Imran Awan and his wife, Hina Alvi, will be in court Friday to face charges in their indictment for bank fraud after lying to secure a loan and then wiring the ill-gotten gains to Pakistan.
Of course, anyone following the Imran Awan story knows it is much more intriguing than a simple case of fraud. Awan, along with his wife, brothers, and a family friend, were once employed by Democratic congressional members’ offices as IT professionals and were banned from the House networks in February of this year.
The investigation of the family has alluded to the improper movement of data onto an illegal server, obstructing a police investigation by providing falsified information to authorities, and allegations of Awan using his position on the Hill to menace and harass women, including a family member.
But one of the crime family’s moves that attracted the attention of police was the falsification of invoices to show expensive tech equipment as less expensive than it actually was so the Awans could get around shipping regulations requiring equipment be sent directly to members’ offices. By lying about the cost of the equipment, the Awans were able to have it sent to private residences — including their own — instead.
The Daily Caller, citing The Washington Post, is now reporting that the Awans, through lawyers, are now blaming members of Congress for the falsified invoices saying changes to invoices and misrepresentation of how budgets are spent is business as usual on the Hill.
The Washington Post reported Sept. 17 that Abid Awan’s attorney, James Bacon, responded to a question about why orders were falsified to show amounts less than $500 by saying, “In a fluid situation you do what you’re ordered to do.” Any missing equipment, Bacon said, “disappeared after it was brought to the folks who were demanding it. … It sounds to me like there’s a lot of scapegoating here.”
Christopher J. Gowen, one of Imran’s lawyers, added in The Washington Post: “There’s nothing that Imran did that wasn’t requested by one of his clients on House staff.”
Luke Rosiak of The Daily Caller, who has been covering this strange story from the outset, noted that Democratic members who had employed members of the ring have not been eager to dispute or charge the Awans in their procurement scam.
Members’ muted response is difficult to square with the fact that Democrats were the ones whose data was in jeopardy and that they have spoken passionately about the importance of cybersecurity, particularly in the context of Russia.
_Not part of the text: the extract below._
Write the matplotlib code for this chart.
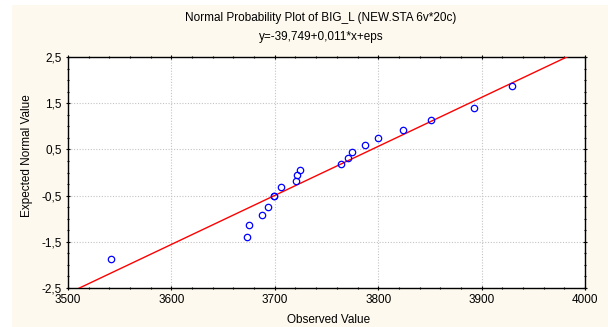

Fifteen of the 17 female members of Congress tied to the Awans would not even express concern to TheDCNF when provided with police reports showing multiple women called the cops on Imran, with one saying she felt “like a slave.”
Rosiak’s report also notes that in addition to blaming members for the falsification of invoices, the Awans are also blaming “CDW Government, a major government contractor that provided the equipment in question.” A senior House official told Rosiak that an employee of that company “agreed to alter the invoices at Imran’s request.”